My burris XTR is a 3-16 power and has a mark on the zoom for ranging.
If you get a first focal plane scope it will not matter it will always range correctly at any power level.
August 19, 2007, 03:20 PM
Buy a cope with MOA Reticle, unless you ave military training and are Indoctrinated to that method.
Also you can get a mildot master
August 19, 2007, 05:30 PM
Every scope is different! Some mfgs mark the scopes power ring or tell you in the instructions what power setting to use. But many scopes don't actually magnify the crosshairs along with the image so there is usually only one magnification setting that will work with the mil dots correctly. So you need to go test your scope (even if your scope mfg tells you what power setting to use - just to verify). Go to the range and place a target 100yrds of a known size...preferrably one that will span exacly two mil dots. I'd alternatie colors every 1/2 mil. Check the scopes power settings till that target reads exactly 2 mil dots. Mark your power ring. Check other power settings see what happens. Its tricky but understanding your equipment will be vital making a long range shot using your mil dots to estimate range. Next you'll need to learn to correctly estimate the size of objects at long ranges or these wonderful mil dots won't do you any good.
August 19, 2007, 05:32 PM
Okay...time to introduce some confusion. Depends on whether the reticle is in the front focal plane or rear. If it is in the front focal plane, it will range the same at all magnifications. The downside is the reticle will seem really big or small depending on the power.
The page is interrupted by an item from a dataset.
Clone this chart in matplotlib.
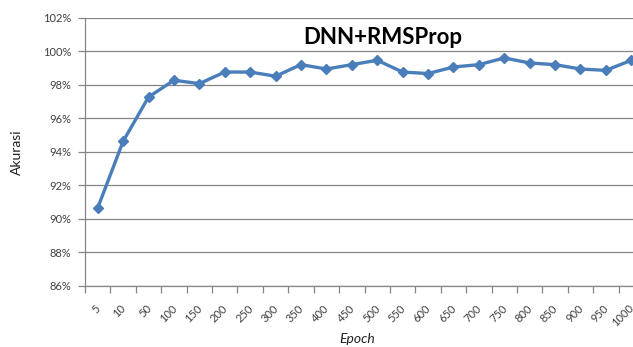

If it is in the rear focal plane, the reticle will appear the same size and be more precise at high power and bolder at low magnification, but only range at 1 power (usually the highest).
My Leupold 6.5X20 has a mildot reticle in the rear plane. It didn't say what power it ranged at so I had to figure it out myself by marking a stake in 3.9" increments and placing it at 100yds. Turns out mine ranges at 12 power, not 10 or 20. Leupold is introducing front focal plane reticles on some scopes now.